### GIVEN INFORMATION
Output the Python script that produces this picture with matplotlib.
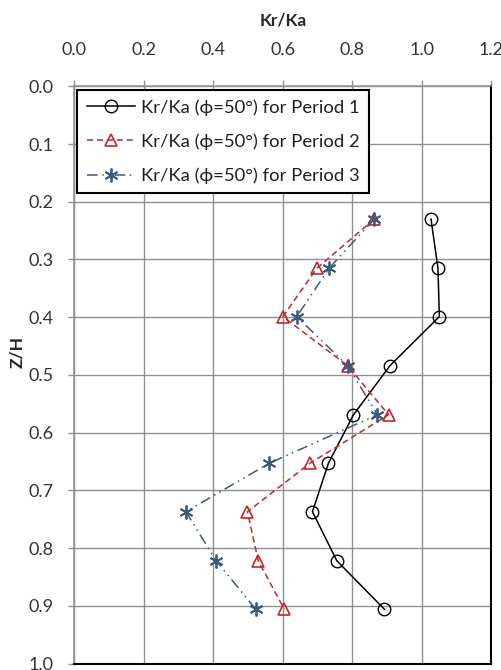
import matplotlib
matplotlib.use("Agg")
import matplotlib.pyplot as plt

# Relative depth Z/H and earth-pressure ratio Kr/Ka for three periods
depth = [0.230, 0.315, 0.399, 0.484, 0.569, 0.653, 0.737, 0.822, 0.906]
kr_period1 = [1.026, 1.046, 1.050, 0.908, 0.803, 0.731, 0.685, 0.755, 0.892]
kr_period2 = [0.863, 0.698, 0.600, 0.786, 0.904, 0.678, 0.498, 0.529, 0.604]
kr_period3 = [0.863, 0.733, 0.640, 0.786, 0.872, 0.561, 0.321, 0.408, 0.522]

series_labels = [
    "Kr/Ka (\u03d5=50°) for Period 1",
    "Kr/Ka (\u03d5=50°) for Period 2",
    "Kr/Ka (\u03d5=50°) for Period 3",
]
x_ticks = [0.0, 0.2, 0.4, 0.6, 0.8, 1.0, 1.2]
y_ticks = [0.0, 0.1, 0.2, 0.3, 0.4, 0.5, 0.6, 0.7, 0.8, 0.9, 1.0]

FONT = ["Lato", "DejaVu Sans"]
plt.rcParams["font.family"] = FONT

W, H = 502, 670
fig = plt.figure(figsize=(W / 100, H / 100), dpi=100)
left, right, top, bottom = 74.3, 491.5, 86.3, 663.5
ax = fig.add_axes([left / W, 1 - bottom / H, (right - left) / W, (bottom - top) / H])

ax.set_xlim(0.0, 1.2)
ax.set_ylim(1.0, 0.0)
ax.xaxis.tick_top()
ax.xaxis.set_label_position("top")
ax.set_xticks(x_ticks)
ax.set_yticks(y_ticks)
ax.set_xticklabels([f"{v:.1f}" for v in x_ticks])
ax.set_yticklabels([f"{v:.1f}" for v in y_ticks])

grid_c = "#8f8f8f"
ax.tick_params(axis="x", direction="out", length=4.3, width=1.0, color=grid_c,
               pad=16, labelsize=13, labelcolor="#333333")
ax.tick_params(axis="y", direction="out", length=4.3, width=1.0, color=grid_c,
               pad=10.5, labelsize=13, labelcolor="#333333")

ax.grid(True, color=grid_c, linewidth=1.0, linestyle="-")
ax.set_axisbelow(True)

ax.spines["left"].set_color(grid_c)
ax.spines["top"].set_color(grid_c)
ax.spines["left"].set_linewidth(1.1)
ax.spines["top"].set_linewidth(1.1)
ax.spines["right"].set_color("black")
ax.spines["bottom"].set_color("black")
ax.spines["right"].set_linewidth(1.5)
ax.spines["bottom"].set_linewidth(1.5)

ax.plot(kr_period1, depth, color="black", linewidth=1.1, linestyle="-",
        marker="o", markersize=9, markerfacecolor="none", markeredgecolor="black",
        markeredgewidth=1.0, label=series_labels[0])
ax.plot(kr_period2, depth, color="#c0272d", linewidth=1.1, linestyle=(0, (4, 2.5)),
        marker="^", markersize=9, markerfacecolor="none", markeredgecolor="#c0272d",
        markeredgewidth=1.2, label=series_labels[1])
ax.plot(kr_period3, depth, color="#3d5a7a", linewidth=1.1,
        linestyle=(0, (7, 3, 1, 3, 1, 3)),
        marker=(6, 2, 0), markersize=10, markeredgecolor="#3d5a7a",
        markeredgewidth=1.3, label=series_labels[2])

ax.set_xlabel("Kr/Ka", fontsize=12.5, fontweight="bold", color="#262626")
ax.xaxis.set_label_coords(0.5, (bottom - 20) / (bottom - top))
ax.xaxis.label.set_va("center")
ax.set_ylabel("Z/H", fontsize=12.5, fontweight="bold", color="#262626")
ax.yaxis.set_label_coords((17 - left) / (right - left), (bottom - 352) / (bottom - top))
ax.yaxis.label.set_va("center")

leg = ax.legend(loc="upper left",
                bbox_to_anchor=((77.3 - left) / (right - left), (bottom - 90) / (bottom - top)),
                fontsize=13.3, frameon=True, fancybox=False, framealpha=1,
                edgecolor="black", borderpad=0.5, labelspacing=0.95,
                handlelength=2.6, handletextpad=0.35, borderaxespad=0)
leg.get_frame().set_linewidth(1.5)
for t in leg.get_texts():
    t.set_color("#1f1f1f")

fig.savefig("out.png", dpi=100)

### WHAT IS BEING ASKED
Return each line from the material above exactly, but not the pictures.

### ANSWER FOR THE TASK
Output the Python script that produces this picture with matplotlib.
import matplotlib
matplotlib.use("Agg")
import matplotlib.pyplot as plt

# Relative depth Z/H and earth-pressure ratio Kr/Ka for three periods
depth = [0.230, 0.315, 0.399, 0.484, 0.569, 0.653, 0.737, 0.822, 0.906]
kr_period1 = [1.026, 1.046, 1.050, 0.908, 0.803, 0.731, 0.685, 0.755, 0.892]
kr_period2 = [0.863, 0.698, 0.600, 0.786, 0.904, 0.678, 0.498, 0.529, 0.604]
kr_period3 = [0.863, 0.733, 0.640, 0.786, 0.872, 0.561, 0.321, 0.408, 0.522]

series_labels = [
    "Kr/Ka (\u03d5=50°) for Period 1",
    "Kr/Ka (\u03d5=50°) for Period 2",
    "Kr/Ka (\u03d5=50°) for Period 3",
]
x_ticks = [0.0, 0.2, 0.4, 0.6, 0.8, 1.0, 1.2]
y_ticks = [0.0, 0.1, 0.2, 0.3, 0.4, 0.5, 0.6, 0.7, 0.8, 0.9, 1.0]

FONT = ["Lato", "DejaVu Sans"]
plt.rcParams["font.family"] = FONT

W, H = 502, 670
fig = plt.figure(figsize=(W / 100, H / 100), dpi=100)
left, right, top, bottom = 74.3, 491.5, 86.3, 663.5
ax = fig.add_axes([left / W, 1 - bottom / H, (right - left) / W, (bottom - top) / H])

ax.set_xlim(0.0, 1.2)
ax.set_ylim(1.0, 0.0)
ax.xaxis.tick_top()
ax.xaxis.set_label_position("top")
ax.set_xticks(x_ticks)
ax.set_yticks(y_ticks)
ax.set_xticklabels([f"{v:.1f}" for v in x_ticks])
ax.set_yticklabels([f"{v:.1f}" for v in y_ticks])

grid_c = "#8f8f8f"
ax.tick_params(axis="x", direction="out", length=4.3, width=1.0, color=grid_c,
               pad=16, labelsize=13, labelcolor="#333333")
ax.tick_params(axis="y", direction="out", length=4.3, width=1.0, color=grid_c,
               pad=10.5, labelsize=13, labelcolor="#333333")

ax.grid(True, color=grid_c, linewidth=1.0, linestyle="-")
ax.set_axisbelow(True)

ax.spines["left"].set_color(grid_c)
ax.spines["top"].set_color(grid_c)
ax.spines["left"].set_linewidth(1.1)
ax.spines["top"].set_linewidth(1.1)
ax.spines["right"].set_color("black")
ax.spines["bottom"].set_color("black")
ax.spines["right"].set_linewidth(1.5)
ax.spines["bottom"].set_linewidth(1.5)

ax.plot(kr_period1, depth, color="black", linewidth=1.1, linestyle="-",
        marker="o", markersize=9, markerfacecolor="none", markeredgecolor="black",
        markeredgewidth=1.0, label=series_labels[0])
ax.plot(kr_period2, depth, color="#c0272d", linewidth=1.1, linestyle=(0, (4, 2.5)),
        marker="^", markersize=9, markerfacecolor="none", markeredgecolor="#c0272d",
        markeredgewidth=1.2, label=series_labels[1])
ax.plot(kr_period3, depth, color="#3d5a7a", linewidth=1.1,
        linestyle=(0, (7, 3, 1, 3, 1, 3)),
        marker=(6, 2, 0), markersize=10, markeredgecolor="#3d5a7a",
        markeredgewidth=1.3, label=series_labels[2])

ax.set_xlabel("Kr/Ka", fontsize=12.5, fontweight="bold", color="#262626")
ax.xaxis.set_label_coords(0.5, (bottom - 20) / (bottom - top))
ax.xaxis.label.set_va("center")
ax.set_ylabel("Z/H", fontsize=12.5, fontweight="bold", color="#262626")
ax.yaxis.set_label_coords((17 - left) / (right - left), (bottom - 352) / (bottom - top))
ax.yaxis.label.set_va("center")

leg = ax.legend(loc="upper left",
                bbox_to_anchor=((77.3 - left) / (right - left), (bottom - 90) / (bottom - top)),
                fontsize=13.3, frameon=True, fancybox=False, framealpha=1,
                edgecolor="black", borderpad=0.5, labelspacing=0.95,
                handlelength=2.6, handletextpad=0.35, borderaxespad=0)
leg.get_frame().set_linewidth(1.5)
for t in leg.get_texts():
    t.set_color("#1f1f1f")

fig.savefig("out.png", dpi=100)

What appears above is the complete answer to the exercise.